Short task:
Please repeat the records below exactly, from the first line through the line containing "from matplotlib.patches import Rectangle", and nothing more.

----- Supplied data -----

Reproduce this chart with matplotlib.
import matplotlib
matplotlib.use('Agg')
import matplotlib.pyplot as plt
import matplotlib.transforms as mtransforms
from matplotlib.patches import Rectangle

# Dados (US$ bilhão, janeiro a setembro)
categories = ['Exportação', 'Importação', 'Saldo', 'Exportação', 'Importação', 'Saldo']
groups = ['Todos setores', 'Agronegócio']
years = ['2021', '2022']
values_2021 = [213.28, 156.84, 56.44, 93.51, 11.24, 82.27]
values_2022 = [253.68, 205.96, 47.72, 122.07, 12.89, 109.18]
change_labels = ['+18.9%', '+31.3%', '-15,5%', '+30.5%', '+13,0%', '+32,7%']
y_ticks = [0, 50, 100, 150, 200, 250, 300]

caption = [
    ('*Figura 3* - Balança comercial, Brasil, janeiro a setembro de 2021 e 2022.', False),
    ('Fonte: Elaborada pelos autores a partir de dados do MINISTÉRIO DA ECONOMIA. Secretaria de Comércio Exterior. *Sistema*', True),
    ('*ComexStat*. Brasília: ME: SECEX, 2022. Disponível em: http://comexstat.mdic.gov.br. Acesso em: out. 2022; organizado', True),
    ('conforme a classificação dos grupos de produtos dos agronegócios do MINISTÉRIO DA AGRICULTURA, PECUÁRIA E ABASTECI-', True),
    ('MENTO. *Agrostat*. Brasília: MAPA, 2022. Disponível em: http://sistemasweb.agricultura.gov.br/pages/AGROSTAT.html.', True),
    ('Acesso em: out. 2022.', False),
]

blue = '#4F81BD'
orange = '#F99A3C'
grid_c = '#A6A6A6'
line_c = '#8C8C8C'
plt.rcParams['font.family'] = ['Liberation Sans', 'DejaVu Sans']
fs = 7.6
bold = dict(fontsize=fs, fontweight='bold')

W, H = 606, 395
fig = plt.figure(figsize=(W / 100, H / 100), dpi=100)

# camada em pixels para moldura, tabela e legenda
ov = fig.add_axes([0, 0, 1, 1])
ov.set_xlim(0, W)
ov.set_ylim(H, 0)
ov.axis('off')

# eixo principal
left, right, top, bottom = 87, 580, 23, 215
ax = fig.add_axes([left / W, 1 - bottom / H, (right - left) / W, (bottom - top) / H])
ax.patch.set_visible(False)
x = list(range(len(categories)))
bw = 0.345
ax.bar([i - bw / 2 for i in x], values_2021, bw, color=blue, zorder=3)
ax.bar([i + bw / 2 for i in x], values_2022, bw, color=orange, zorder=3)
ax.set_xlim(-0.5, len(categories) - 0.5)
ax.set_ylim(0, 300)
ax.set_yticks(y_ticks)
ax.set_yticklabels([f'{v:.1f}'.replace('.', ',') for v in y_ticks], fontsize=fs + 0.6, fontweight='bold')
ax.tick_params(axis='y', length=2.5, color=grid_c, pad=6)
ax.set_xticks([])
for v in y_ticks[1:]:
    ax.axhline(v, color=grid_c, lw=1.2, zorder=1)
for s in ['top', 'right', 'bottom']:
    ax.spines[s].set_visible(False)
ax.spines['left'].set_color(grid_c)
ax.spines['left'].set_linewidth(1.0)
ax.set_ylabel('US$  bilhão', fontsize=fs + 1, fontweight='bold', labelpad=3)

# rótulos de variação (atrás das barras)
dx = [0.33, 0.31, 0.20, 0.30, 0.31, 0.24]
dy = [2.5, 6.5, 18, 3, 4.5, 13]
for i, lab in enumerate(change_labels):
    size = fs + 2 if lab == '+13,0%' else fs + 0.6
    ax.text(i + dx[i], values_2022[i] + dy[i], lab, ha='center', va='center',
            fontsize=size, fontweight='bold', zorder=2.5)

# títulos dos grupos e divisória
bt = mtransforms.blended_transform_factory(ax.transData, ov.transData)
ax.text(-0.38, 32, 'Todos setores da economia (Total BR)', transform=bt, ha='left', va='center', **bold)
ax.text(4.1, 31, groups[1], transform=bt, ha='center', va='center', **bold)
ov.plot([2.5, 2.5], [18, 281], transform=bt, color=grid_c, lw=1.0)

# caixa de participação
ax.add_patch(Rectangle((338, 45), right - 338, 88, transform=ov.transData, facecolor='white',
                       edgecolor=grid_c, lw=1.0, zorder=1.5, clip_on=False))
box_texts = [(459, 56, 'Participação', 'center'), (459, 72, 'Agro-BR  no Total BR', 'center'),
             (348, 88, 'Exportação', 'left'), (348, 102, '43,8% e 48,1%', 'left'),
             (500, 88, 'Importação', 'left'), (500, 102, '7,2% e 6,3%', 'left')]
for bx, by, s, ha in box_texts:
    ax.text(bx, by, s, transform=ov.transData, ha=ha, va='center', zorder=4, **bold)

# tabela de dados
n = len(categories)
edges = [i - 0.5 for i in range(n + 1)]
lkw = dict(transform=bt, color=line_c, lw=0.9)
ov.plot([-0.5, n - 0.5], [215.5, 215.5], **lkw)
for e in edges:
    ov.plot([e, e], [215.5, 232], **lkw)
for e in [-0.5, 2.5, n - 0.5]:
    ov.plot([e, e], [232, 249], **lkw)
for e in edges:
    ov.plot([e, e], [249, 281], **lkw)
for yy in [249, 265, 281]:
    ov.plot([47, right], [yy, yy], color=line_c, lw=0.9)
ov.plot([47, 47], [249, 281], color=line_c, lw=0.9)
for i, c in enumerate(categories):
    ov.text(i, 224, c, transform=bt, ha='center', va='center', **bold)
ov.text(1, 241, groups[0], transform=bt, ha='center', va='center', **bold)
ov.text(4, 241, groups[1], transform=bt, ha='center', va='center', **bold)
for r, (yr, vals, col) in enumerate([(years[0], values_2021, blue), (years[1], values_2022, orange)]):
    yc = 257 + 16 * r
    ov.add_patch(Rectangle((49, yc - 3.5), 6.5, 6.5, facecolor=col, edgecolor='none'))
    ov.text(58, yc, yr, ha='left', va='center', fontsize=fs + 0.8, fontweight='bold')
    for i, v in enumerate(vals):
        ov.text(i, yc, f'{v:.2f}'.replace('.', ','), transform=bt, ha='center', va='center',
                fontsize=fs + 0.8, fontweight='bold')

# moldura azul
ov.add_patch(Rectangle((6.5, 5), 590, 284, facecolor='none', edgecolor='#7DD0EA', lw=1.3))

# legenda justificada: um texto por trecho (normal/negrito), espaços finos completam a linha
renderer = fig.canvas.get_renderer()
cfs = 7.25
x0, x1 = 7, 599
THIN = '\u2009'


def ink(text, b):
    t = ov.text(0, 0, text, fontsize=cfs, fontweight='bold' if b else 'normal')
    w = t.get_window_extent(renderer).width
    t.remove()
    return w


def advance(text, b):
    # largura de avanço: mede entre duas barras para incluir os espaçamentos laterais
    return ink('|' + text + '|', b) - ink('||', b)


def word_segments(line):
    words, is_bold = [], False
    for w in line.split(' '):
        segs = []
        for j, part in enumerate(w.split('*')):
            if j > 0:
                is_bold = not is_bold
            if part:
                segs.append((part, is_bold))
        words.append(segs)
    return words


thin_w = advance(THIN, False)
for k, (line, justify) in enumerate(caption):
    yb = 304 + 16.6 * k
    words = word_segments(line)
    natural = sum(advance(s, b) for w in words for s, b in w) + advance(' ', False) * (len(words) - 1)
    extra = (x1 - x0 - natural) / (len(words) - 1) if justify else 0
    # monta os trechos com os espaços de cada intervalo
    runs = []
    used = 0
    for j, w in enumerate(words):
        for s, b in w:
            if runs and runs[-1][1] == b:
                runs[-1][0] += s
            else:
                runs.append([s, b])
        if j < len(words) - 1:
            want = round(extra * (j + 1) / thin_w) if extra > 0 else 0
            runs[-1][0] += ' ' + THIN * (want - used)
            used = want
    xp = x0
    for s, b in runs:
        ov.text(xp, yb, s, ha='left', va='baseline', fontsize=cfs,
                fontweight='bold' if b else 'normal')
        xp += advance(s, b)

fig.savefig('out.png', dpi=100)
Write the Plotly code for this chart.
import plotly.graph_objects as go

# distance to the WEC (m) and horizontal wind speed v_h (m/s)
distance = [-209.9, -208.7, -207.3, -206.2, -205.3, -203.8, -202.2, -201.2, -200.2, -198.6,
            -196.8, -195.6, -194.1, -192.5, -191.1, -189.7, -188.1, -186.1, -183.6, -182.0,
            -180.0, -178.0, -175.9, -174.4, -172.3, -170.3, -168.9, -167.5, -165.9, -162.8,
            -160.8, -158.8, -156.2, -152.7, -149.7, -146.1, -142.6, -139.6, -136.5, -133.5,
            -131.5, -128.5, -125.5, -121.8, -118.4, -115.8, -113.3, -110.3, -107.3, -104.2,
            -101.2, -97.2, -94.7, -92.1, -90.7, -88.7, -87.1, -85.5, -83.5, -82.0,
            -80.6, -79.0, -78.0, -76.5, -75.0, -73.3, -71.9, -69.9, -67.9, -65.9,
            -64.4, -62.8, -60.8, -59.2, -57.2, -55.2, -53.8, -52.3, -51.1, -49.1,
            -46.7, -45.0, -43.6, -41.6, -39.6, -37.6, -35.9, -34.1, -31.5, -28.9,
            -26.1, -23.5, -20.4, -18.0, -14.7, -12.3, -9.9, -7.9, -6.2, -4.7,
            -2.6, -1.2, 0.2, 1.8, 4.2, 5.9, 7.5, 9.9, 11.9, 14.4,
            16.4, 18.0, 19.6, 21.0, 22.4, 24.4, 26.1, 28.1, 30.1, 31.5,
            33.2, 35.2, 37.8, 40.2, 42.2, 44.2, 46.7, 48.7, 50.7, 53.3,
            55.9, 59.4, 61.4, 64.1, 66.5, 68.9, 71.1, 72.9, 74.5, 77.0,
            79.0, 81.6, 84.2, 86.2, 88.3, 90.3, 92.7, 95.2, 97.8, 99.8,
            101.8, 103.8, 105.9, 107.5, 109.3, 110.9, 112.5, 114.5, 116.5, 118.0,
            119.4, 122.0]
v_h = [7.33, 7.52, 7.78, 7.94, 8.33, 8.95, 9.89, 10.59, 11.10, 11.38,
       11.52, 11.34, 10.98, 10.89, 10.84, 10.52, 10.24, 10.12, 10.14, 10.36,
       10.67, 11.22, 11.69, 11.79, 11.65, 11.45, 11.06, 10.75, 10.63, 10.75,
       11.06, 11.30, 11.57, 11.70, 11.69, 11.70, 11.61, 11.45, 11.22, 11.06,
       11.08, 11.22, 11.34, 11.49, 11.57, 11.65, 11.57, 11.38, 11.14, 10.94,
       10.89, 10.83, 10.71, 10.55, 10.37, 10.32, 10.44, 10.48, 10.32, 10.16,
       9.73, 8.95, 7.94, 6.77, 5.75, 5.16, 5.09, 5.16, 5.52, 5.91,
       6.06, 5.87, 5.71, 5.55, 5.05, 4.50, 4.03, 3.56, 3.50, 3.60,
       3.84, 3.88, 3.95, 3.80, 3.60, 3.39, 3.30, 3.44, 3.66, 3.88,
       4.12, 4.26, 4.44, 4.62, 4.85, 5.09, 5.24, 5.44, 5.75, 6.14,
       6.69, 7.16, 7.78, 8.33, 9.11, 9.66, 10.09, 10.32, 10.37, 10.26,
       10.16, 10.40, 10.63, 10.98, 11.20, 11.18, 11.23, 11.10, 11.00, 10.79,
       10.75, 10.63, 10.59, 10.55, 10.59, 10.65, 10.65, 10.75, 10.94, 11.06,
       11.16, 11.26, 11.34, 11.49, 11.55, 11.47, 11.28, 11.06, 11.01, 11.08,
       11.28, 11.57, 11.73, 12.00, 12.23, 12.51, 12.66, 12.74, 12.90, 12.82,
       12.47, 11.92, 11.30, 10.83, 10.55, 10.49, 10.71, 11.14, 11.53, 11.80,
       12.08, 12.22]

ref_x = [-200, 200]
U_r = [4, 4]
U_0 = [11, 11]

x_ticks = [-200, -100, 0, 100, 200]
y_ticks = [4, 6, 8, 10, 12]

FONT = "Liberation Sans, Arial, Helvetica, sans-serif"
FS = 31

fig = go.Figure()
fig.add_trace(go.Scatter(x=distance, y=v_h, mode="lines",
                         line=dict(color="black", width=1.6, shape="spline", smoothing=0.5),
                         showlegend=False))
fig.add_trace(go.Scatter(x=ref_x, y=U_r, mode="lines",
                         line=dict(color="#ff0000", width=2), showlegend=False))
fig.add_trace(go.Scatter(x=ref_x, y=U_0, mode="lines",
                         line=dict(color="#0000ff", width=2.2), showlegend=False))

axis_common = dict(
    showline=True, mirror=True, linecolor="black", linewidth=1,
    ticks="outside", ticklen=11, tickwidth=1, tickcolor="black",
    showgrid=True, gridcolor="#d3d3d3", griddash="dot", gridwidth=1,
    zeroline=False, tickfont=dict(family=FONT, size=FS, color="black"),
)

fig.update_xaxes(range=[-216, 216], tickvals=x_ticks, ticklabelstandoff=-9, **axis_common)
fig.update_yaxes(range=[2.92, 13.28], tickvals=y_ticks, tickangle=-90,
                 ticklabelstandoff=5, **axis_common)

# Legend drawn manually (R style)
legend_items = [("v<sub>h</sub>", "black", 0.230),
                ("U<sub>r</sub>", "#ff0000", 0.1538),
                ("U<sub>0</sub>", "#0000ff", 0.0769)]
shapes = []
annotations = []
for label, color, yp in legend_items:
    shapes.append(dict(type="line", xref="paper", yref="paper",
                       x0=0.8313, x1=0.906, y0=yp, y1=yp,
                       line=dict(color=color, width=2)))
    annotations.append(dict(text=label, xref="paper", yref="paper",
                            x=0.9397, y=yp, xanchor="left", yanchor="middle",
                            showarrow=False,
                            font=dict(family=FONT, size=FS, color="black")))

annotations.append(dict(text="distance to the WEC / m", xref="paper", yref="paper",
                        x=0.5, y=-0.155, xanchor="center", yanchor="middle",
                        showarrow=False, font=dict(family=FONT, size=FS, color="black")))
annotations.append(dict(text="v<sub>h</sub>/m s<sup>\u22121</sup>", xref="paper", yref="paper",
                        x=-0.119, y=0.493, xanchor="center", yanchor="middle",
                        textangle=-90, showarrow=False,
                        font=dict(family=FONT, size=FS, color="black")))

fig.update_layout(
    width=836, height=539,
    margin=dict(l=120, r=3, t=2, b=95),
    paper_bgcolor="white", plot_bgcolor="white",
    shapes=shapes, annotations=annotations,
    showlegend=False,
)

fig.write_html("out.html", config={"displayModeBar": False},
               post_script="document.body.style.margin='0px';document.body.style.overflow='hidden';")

-----

Output of the task:
Reproduce this chart with matplotlib.
import matplotlib
matplotlib.use('Agg')
import matplotlib.pyplot as plt
import matplotlib.transforms as mtransforms
from matplotlib.patches import Rectangle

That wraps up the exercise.